The DoGet method is defined as follow:

protobuf

  1. rpc DoGet(Ticket) returns (stream FlightData) {}

To send a GreptimeDB request, encode it into raw bytes, then wrap it into a Ticket which is a protobuf message carrying bytes:

protobuf

  1. message Ticket {
  2. bytes ticket = 1;
  3. }

Handling GreptimeDB responses is a little complicated. DoGet returns a stream of FlightData and the definition of FlightData is:

protobuf

  1. message FlightData {
  2. /*
  3. * The descriptor of the data. This is only relevant when a client is
  4. * starting a new DoPut stream.
  5. */
  6. FlightDescriptor flight_descriptor = 1;
  7. /*
  8. * Header for message data as described in Message.fbs::Message.
  9. */
  10. bytes data_header = 2;
  11. /*
  12. * Application-defined metadata.
  13. */
  14. bytes app_metadata = 3;
  15. /*
  16. * The actual batch of Arrow data. Preferably handled with minimal-copies
  17. * coming last in the definition to help with sidecar patterns (it is
  18. * expected that some implementations will fetch this field off the wire
  19. * with specialized code to avoid extra memory copies).
  20. */
  21. bytes data_body = 1000;
  22. }

The fields are specified as follow:

  • flight_descriptor can be ignored here.
  • data_header must be first deserialized to Message (see its definition here) using FlatBuffer. The Message‘s header type determines how the following two fields are interpreted.
  • app_metadata carries GreptimeDB’s custom data and this field is not empty only after client issues InsertRequest or Insert Into SQL. When it’s not empty, Message‘s header type is set to None. You should deserialize app_metadata to FlightMetadata. FlightMetadata is defined here.
    • FlightMetadata only carries “Affected Rows” when writing data into GreptimeDB, just like what “Insert Into” SQL returns in MySQL. If you don’t care about the result of the affected rows, you can omit the app_metadata field. (Still, the response of DoGet itself should be handled as well.)
  • When Message‘s header type is Schema or Recordbatch, data_body carries the actual data of part of the query result. You should parse all the FlightDatas in the response stream of DoGet to get the complete query result. Normally, the first FlightData in a stream is schema, and the rests are recordbatch. You should save the first schema for parsing the follow-up FlightDatas later.

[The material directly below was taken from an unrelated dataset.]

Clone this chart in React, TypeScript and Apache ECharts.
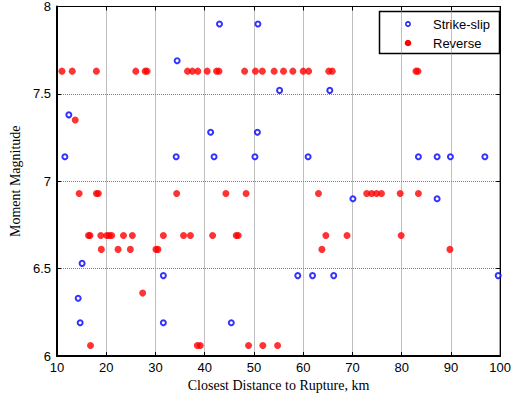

Here we provide a pseudocode for decoding DoGet‘s FlightData stream:

txt

  1. Context {
  2. schema: Schema
  3. }
  4. Result {
  5. affected_rows: int
  6. recordbatches: List<Recordbatch>
  7. }
  8. function decode_do_get_stream(flight_datas: List<FlightData>) -> Result {
  9. result = Result
  10. context = Context
  11. for flight_data in flight_datas {
  12. decode(flight_data, context, result);
  13. }
  14. return result;
  15. }
  16. function decode(flight_data: FlightData, context: Context, result: Result) {
  17. message = Message::deserialize(flight_data.data_header);
  18. switch message.header_type {
  19. case None:
  20. flight_metadata = FlightMetadata::deserialize(flight_data.app_metadata);
  21. result.affected_rows = flight_metadata.affected_rows;
  22. case Schema:
  23. context.schema = Schema::deserialize(flight_data.data_body);
  24. case Recordbatch:
  25. recordbatch = Recordbatch::deserialize(
  26. flight_data.data_body,
  27. context.schema
  28. );
  29. result.recordbatches.push(recordbatch);
  30. }
  31. }

You can also refer to our Rust client.